With jet‑fuel shortages and flight cancellations reshaping spring and summer travel, the smartest way to Europe right now is the simplest: Eurostar to Brussels.
In under two hours from St Pancras, you step not into a transit hub but into a capital that feels intimate, cultured and quietly confident a city that rewards curiosity far more than cliché.
Brussels has always been a crossroads. Founded in the 10th century as a fortified settlement on the River Senne, it grew into a medieval trading centre, then a Renaissance powerhouse, and today stands as the political heart of Europe. Yet for all its institutions and influence, Brussels remains wonderfully human‑scaled. Its historic core is a patchwork of cobbled lanes, Art Nouveau façades, grand guildhalls and leafy squares, stitched together with a sense of lived‑in charm.

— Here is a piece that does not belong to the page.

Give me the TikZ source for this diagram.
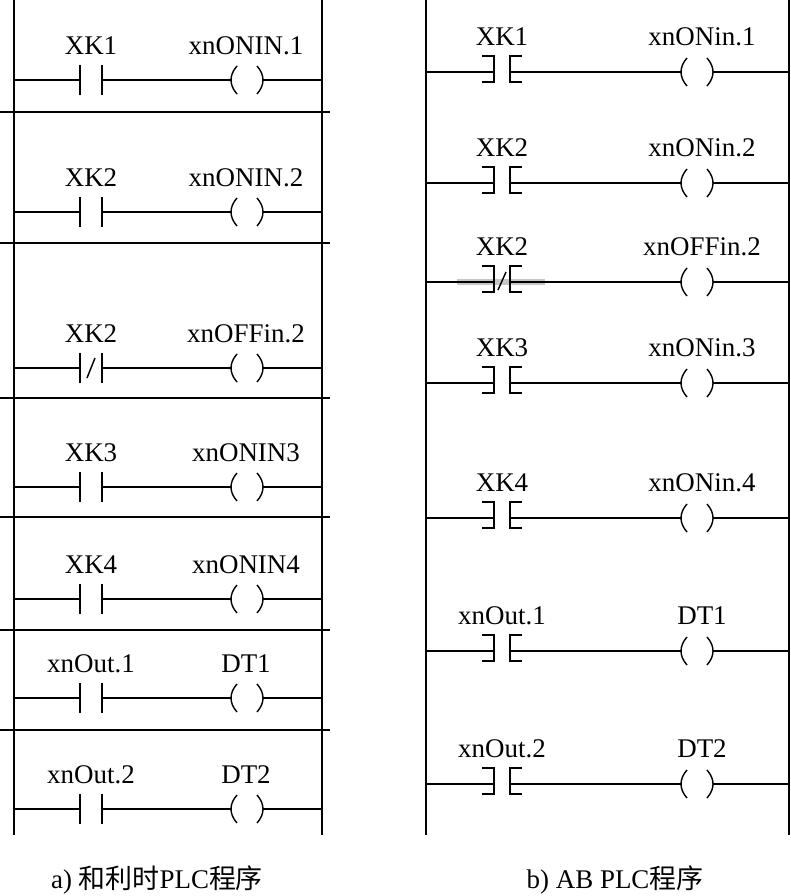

A short break here begins, inevitably, in the Grand Place, one of Europe’s most theatrical squares — a gold‑trimmed stage set of Gothic and Baroque architecture. From here, wander towards the Sablon district, where antique shops, galleries and chocolatiers cluster in elegant streets. For a deeper dive into the city’s artistic soul, the Magritte Museum and Horta Museum offer two sides of Belgian creativity: surrealism and Art Nouveau, each world‑class.
Food, of course, is where Brussels reveals its personality most vividly. The city’s culinary identity is democratic and indulgent: mussels and frites, waffles, beer, chocolate. From the crisp beef‑fat frites at Grimbergen Café to the fruit‑topped Liege waffles at Maison Dandoy and the 150‑strong beer list at BeerLab Rooftop. For chocolate, Elisabeth stands out for its pralines and melocakes, described as some of the city’s best. This is a city where eating well is not an indulgence but a civic duty.
Beyond the centre, the European Quarter offers sleek modernism and leafy parks, while Ixelles and Saint‑Gilles deliver the kind of neighbourhood energy, cafés, concept stores, natural‑wine bars that makes a weekend feel like a lifestyle.
Brussels is also a city built for wandering. Distances are walkable, public transport is effortless, and the rhythm is slower than Paris or Amsterdam. It’s a place where you can spend a morning in museums, an afternoon in a café, and an evening in a vaulted 17th‑century restaurant like ’t Kelderke, serving traditional Belgian dishes beneath ancient brick arches.
Getting There from London
Eurostar is the most reliable route in the current climate. Trains from London St Pancras to Brussels Midi take 1 hour 56 minutes, with no airport queues, no cancellations, and a city‑centre arrival that puts you minutes from the action.
Why Go Now
Because Brussels is having a moment, culinary, cultural, architectural and because in a year of disrupted skies, the easiest European escape is also one of the most rewarding.